All of them, however, treat DSP as approximation or after-the-fact analytics. None makes signal-processing operations exact, deterministic first-class operators within a query algebra. This confirms that the niche is thin, and that my angle of attack — exactness over rational numbers — is distinct.
What this strand does not touch: TSMS optimize ingestion scale, compression, and retention. DSP is a second-class citizen in them — an analytical add-on, not the core of the semantics.
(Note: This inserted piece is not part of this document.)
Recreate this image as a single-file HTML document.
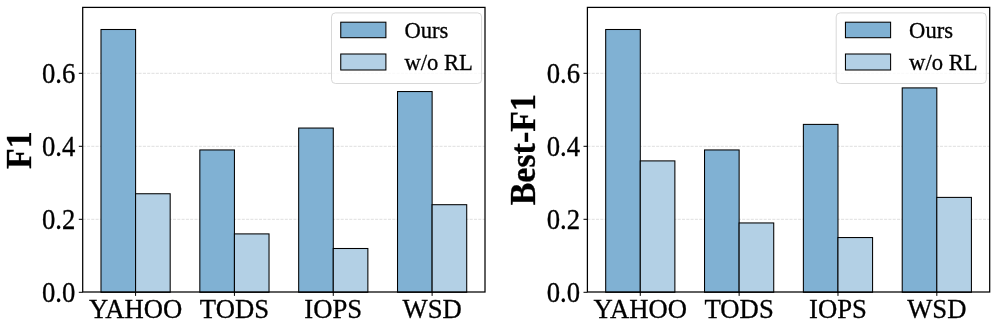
<!DOCTYPE html>
<html><head><meta charset="utf-8"><title>chart</title>
<style>html,body{margin:0;padding:0;background:#fff;}svg{display:block;will-change:transform;}text{font-family:"Liberation Serif",serif;fill:#000;stroke:#000;stroke-width:0.3px;}</style></head><body>
<svg width="997" height="331" viewBox="0 0 997 331">
<rect x="0" y="0" width="997" height="331" fill="#fff"/>
<g>
<line x1="82.7" x2="485" y1="219.3" y2="219.3" stroke="#b0b0b0" stroke-opacity="0.47" stroke-width="0.9" stroke-dasharray="3,1.3"/>
<line x1="82.7" x2="485" y1="146.3" y2="146.3" stroke="#b0b0b0" stroke-opacity="0.47" stroke-width="0.9" stroke-dasharray="3,1.3"/>
<line x1="82.7" x2="485" y1="73.3" y2="73.3" stroke="#b0b0b0" stroke-opacity="0.47" stroke-width="0.9" stroke-dasharray="3,1.3"/>
<rect x="100.99" y="29.5" width="34.6" height="262.8" fill="#80b1d3" stroke="#000" stroke-width="1.05"/>
<rect x="135.58" y="193.75" width="34.6" height="98.55" fill="#b3d0e5" stroke="#000" stroke-width="1.05"/>
<rect x="199.83" y="149.95" width="34.6" height="142.35" fill="#80b1d3" stroke="#000" stroke-width="1.05"/>
<rect x="234.43" y="233.9" width="34.6" height="58.4" fill="#b3d0e5" stroke="#000" stroke-width="1.05"/>
<rect x="298.68" y="128.05" width="34.6" height="164.25" fill="#80b1d3" stroke="#000" stroke-width="1.05"/>
<rect x="333.27" y="248.5" width="34.6" height="43.8" fill="#b3d0e5" stroke="#000" stroke-width="1.05"/>
<rect x="397.52" y="91.55" width="34.6" height="200.75" fill="#80b1d3" stroke="#000" stroke-width="1.05"/>
<rect x="432.12" y="204.7" width="34.6" height="87.6" fill="#b3d0e5" stroke="#000" stroke-width="1.05"/>
<line x1="78.8" x2="82.7" y1="292.3" y2="292.3" stroke="#000" stroke-width="1"/>
<text transform="translate(75.3,301.9) scale(1,1.07)" font-size="26.7" text-anchor="end">0.0</text>
<line x1="78.8" x2="82.7" y1="219.3" y2="219.3" stroke="#000" stroke-width="1"/>
<text transform="translate(75.3,228.9) scale(1,1.07)" font-size="26.7" text-anchor="end">0.2</text>
<line x1="78.8" x2="82.7" y1="146.3" y2="146.3" stroke="#000" stroke-width="1"/>
<text transform="translate(75.3,155.9) scale(1,1.07)" font-size="26.7" text-anchor="end">0.4</text>
<line x1="78.8" x2="82.7" y1="73.3" y2="73.3" stroke="#000" stroke-width="1"/>
<text transform="translate(75.3,82.9) scale(1,1.07)" font-size="26.7" text-anchor="end">0.6</text>
<line x1="135.58" x2="135.58" y1="292" y2="295.9" stroke="#000" stroke-width="1"/>
<text transform="translate(135.58,318) scale(1,1.035)" font-size="26.7" text-anchor="middle">YAHOO</text>
<line x1="234.43" x2="234.43" y1="292" y2="295.9" stroke="#000" stroke-width="1"/>
<text transform="translate(234.43,318) scale(1,1.035)" font-size="26.7" text-anchor="middle">TODS</text>
<line x1="333.27" x2="333.27" y1="292" y2="295.9" stroke="#000" stroke-width="1"/>
<text transform="translate(333.27,318) scale(1,1.035)" font-size="26.7" text-anchor="middle">IOPS</text>
<line x1="432.12" x2="432.12" y1="292" y2="295.9" stroke="#000" stroke-width="1"/>
<text transform="translate(432.12,318) scale(1,1.035)" font-size="26.7" text-anchor="middle">WSD</text>
<rect x="82.7" y="7.4" width="402.3" height="284.6" fill="none" stroke="#000" stroke-width="1.25"/>
<rect x="331.5" y="12.9" width="150.1" height="70.6" rx="4" ry="4" fill="#fff" fill-opacity="0.8" stroke="#ccc" stroke-opacity="0.8" stroke-width="0.95"/>
<rect x="340.75" y="22.2" width="45.15" height="15.5" fill="#80b1d3" stroke="#000" stroke-width="1.05"/>
<rect x="340.75" y="54.0" width="45.15" height="16.0" fill="#b3d0e5" stroke="#000" stroke-width="1.05"/>
<text transform="translate(404.4,37.7) scale(1,1.04)" font-size="22.6">Ours</text>
<text transform="translate(404.4,69.6) scale(1,1.04)" font-size="22.6">w/o RL</text>
<text transform="translate(31.2,150.2) rotate(-90) scale(1,1.085)" font-size="33.9" font-weight="bold" text-anchor="middle">F1</text>
</g>
<g>
<line x1="587.4" x2="989.7" y1="219.3" y2="219.3" stroke="#b0b0b0" stroke-opacity="0.47" stroke-width="0.9" stroke-dasharray="3,1.3"/>
<line x1="587.4" x2="989.7" y1="146.3" y2="146.3" stroke="#b0b0b0" stroke-opacity="0.47" stroke-width="0.9" stroke-dasharray="3,1.3"/>
<line x1="587.4" x2="989.7" y1="73.3" y2="73.3" stroke="#b0b0b0" stroke-opacity="0.47" stroke-width="0.9" stroke-dasharray="3,1.3"/>
<rect x="605.69" y="29.5" width="34.6" height="262.8" fill="#80b1d3" stroke="#000" stroke-width="1.05"/>
<rect x="640.28" y="160.9" width="34.6" height="131.4" fill="#b3d0e5" stroke="#000" stroke-width="1.05"/>
<rect x="704.53" y="149.95" width="34.6" height="142.35" fill="#80b1d3" stroke="#000" stroke-width="1.05"/>
<rect x="739.13" y="222.95" width="34.6" height="69.35" fill="#b3d0e5" stroke="#000" stroke-width="1.05"/>
<rect x="803.38" y="124.4" width="34.6" height="167.9" fill="#80b1d3" stroke="#000" stroke-width="1.05"/>
<rect x="837.97" y="237.55" width="34.6" height="54.75" fill="#b3d0e5" stroke="#000" stroke-width="1.05"/>
<rect x="902.22" y="87.9" width="34.6" height="204.4" fill="#80b1d3" stroke="#000" stroke-width="1.05"/>
<rect x="936.82" y="197.4" width="34.6" height="94.9" fill="#b3d0e5" stroke="#000" stroke-width="1.05"/>
<line x1="583.5" x2="587.4" y1="292.3" y2="292.3" stroke="#000" stroke-width="1"/>
<text transform="translate(580,301.9) scale(1,1.07)" font-size="26.7" text-anchor="end">0.0</text>
<line x1="583.5" x2="587.4" y1="219.3" y2="219.3" stroke="#000" stroke-width="1"/>
<text transform="translate(580,228.9) scale(1,1.07)" font-size="26.7" text-anchor="end">0.2</text>
<line x1="583.5" x2="587.4" y1="146.3" y2="146.3" stroke="#000" stroke-width="1"/>
<text transform="translate(580,155.9) scale(1,1.07)" font-size="26.7" text-anchor="end">0.4</text>
<line x1="583.5" x2="587.4" y1="73.3" y2="73.3" stroke="#000" stroke-width="1"/>
<text transform="translate(580,82.9) scale(1,1.07)" font-size="26.7" text-anchor="end">0.6</text>
<line x1="640.28" x2="640.28" y1="292" y2="295.9" stroke="#000" stroke-width="1"/>
<text transform="translate(640.28,318) scale(1,1.035)" font-size="26.7" text-anchor="middle">YAHOO</text>
<line x1="739.13" x2="739.13" y1="292" y2="295.9" stroke="#000" stroke-width="1"/>
<text transform="translate(739.13,318) scale(1,1.035)" font-size="26.7" text-anchor="middle">TODS</text>
<line x1="837.97" x2="837.97" y1="292" y2="295.9" stroke="#000" stroke-width="1"/>
<text transform="translate(837.97,318) scale(1,1.035)" font-size="26.7" text-anchor="middle">IOPS</text>
<line x1="936.82" x2="936.82" y1="292" y2="295.9" stroke="#000" stroke-width="1"/>
<text transform="translate(936.82,318) scale(1,1.035)" font-size="26.7" text-anchor="middle">WSD</text>
<rect x="587.4" y="7.4" width="402.3" height="284.6" fill="none" stroke="#000" stroke-width="1.25"/>
<rect x="836.2" y="12.9" width="150.1" height="70.6" rx="4" ry="4" fill="#fff" fill-opacity="0.8" stroke="#ccc" stroke-opacity="0.8" stroke-width="0.95"/>
<rect x="845.45" y="22.2" width="45.15" height="15.5" fill="#80b1d3" stroke="#000" stroke-width="1.05"/>
<rect x="845.45" y="54.0" width="45.15" height="16.0" fill="#b3d0e5" stroke="#000" stroke-width="1.05"/>
<text transform="translate(909.1,37.7) scale(1,1.04)" font-size="22.6">Ours</text>
<text transform="translate(909.1,69.6) scale(1,1.04)" font-size="22.6">w/o RL</text>
<text transform="translate(535.1,149.7) rotate(-90) scale(1,1.085)" font-size="33.9" font-weight="bold" text-anchor="middle">Best-F1</text>
</g>
</svg></body></html>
The blank spot: where the contribution lies
Once the five layers are overlaid, the picture becomes clear. Each field touches one or two walls of the problem, but none occupies their intersection:
| Field | Beatty/Fraenkel | Exact DSP | Stream algebra / query language | Deterministic time discipline |
|---|---|---|---|---|
| Number theory | ✔ | – | – | – |
| Scheduling (pinwheel) | ✔ | – | – | partial |
| Multirate DSP | – | ✔ | – | – |
| DSMS (CQL, PIPES) | – | – | ✔ | – |
| TSMS / in-database DSP | – | partial | partial | – |
| RetractorDB | ✔ | ✔ | ✔ | ✔ |
RetractorDB’s contribution lies not in any single component — it lies in their synthesis: in using covering systems (rational Beatty sequences and Fraenkel’s theorem) as the semantic foundation for a declarative stream algebra that implements exact signal-processing operators inside a database system, under deterministic time discipline. A clarification matters here: the system guarantees deterministic execution semantics (identical inputs give identical results in identical order) and a predictable, sequential execution model — I deliberately do not claim hard real-time guarantees, since those require worst-case execution-time analysis on a real-time operating system, and remain future work. Number theory has Beatty, and even scheduling, but doesn’t connect them to a database or to DSP. DSP has multirate processing and rational filter banks, but doesn’t reach for Fraenkel and doesn’t frame it as a query language. DSMS has stream algebras and optimization rules, but on the windowed (s, τ) model, not the differential (sₙ, Δ) one. This intersection is empty.
⚠️ Warning
Hence a real risk, which I point out directly: the scheduling community has been publishing this same Beatty/Fraenkel machinery in 2023–2025. The problem itself — together with the need for a declarative stream algebra and a continuous query language — was already formulated back in 2003–2005, in the context of computer-assisted fetal monitoring [25]; I laid the “covering systems ↔ stream alignment and DSP” bridge in a 2006 publication [3], but in a venue with low discoverability. If this result doesn’t reach well-cited circulation, the same bridge may be independently built and credited to someone else.
Methodological caveat
This is a targeted review, not a systematic one — based on searching across five strands, not a full citation analysis. A “forward citation” review of Samadi’s paper [16] confirms the point: according to Semantic Scholar (as of July 2026), its only recorded citations are a paper on Gabor window design, two systems-theoretic papers on multirate systems, and the 2006 bridge paper itself [3] — none of them uses Beatty sequences or Fraenkel’s theorem. The closest use of this machinery outside number theory that I’m aware of is the construction of exponential Riesz bases from Beatty–Fraenkel sequences (Pfander, Revay, and Walnut) [24] — but that belongs to pure harmonic analysis and doesn’t touch filter banks or sample-rate conversion. What remains for full closure is a systematic review of the scheduling strand [14] and of the filter-bank literature as a whole; if a use of Fraenkel’s theorem in multirate DSP exists, it narrows the scope of the novelty claim and should be accounted for here.